The alliance of Yahweh and the enemy against Jerusalem is seen also in the adversary’s mention of “the day” of Jerusalem’s destruction. The day of God’s anger (vv. 2, 21, 22) was also their day, the one they had longed for, found, and now saw with their own eyes (v. 16). The part these enemies played in Zion’s ruined state is dressed in gloating mockery. The enemies mock with physical gestures—clapping hands and wagging heads and gnashing teeth—and with sounds—hissing, repeated for effect. But it is their words that sting the most. They quote back to Zion words from one of her own Songs of Zion collection, about the city being the “perfection of beauty” (Ps. 50:2) and “the joy of all the earth” (Ps. 48:2). Their words add insult to injury, rubbing salt in Zion’s gaping wound. The reversal of fortunes could not be starker: the city was once the perfection of beauty, the joy of all the earth; now she is a picture of ruins as vast as the sea—beyond healing!
2:17 Now the prophet presents the ultimate agent behind Zion’s ruinous state: Yahweh himself, her covenant God. The verse brings the second half of the poem to a climax before the prophet turns to his exhortation (Lam. 2:18–19).
Thus far Yahweh has been absent from the second half of the poem, but now he is reintroduced as the prophet unveils the ultimate agent behind Zion’s devastated condition. He is the subject of all six verbs in the verse, recalling his relentless action in verses 1–8. The mention of the covenant name of God reveals that, however hard it is for Zion to accept what has happened, Yahweh has only acted according to the terms of the covenant. The verb “purpose” is commonly used of God’s intentional plans to bring disaster on his people because they have provoked him to wrath (Jer. 51:12; Zech. 1:6; 8:14). But the plans were never intended to be kept in secret, as the next two lines reveal (Lam. 2:17). The “word” that God “commanded long ago” refers most likely to the covenant warnings delivered by Moses (e.g., Leviticus 26; Deuteronomy 28–29), but it may also include the warning of later prophets (2 Chron. 36:15–17), such as Jeremiah (e.g., Jeremiah 4).
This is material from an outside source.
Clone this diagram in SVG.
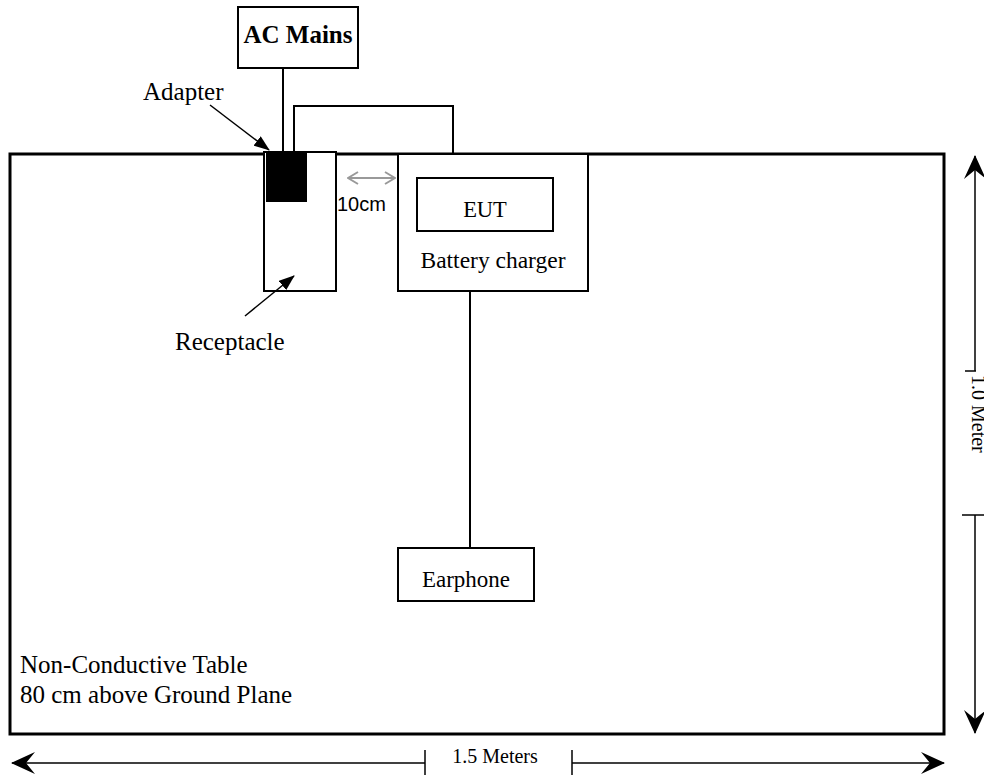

The second line of the second bicolon (“he has thrown down without pity”) is really two verbal actions in one colon. The words recall Lamentations 2:2, where the same verb is used (though translated “broken down”); it is accompanied in close proximity by the negated verb “pity, have compassion.” The qualification that God did this “without pity” jars, especially in verse 17, where the covenant name of Yahweh is used. Interestingly, 2 Chronicles 36:15 uses the term as the basis for why God sent prophetic messengers to call his people back to repentance. The point here is not that Yahweh is schizophrenic—one moment acting one way, the next moment acting another; rather, his compassionate warnings by his prophets had run their course, leaving him no other option but judgment. The final colon highlights the twofold nature of the agency behind Zion’s downfall: an enemy was at work, but it was God who had made the enemy rejoice over Zion and had exalted the enemy’s might. In this regard the verse completes the logic of why Zion has found herself in a state of ruin as vast as the sea. And yet, by affirming that it is ultimately Yahweh who has brought such ruin upon her, the prophet begins to provide an answer to his final question in Lamentations 2:13: “Who can heal you?” The answer, as chapter 3 will make clear, is Yahweh. Yet for now Zion must accept that behind her current condition is the hand of her covenant God.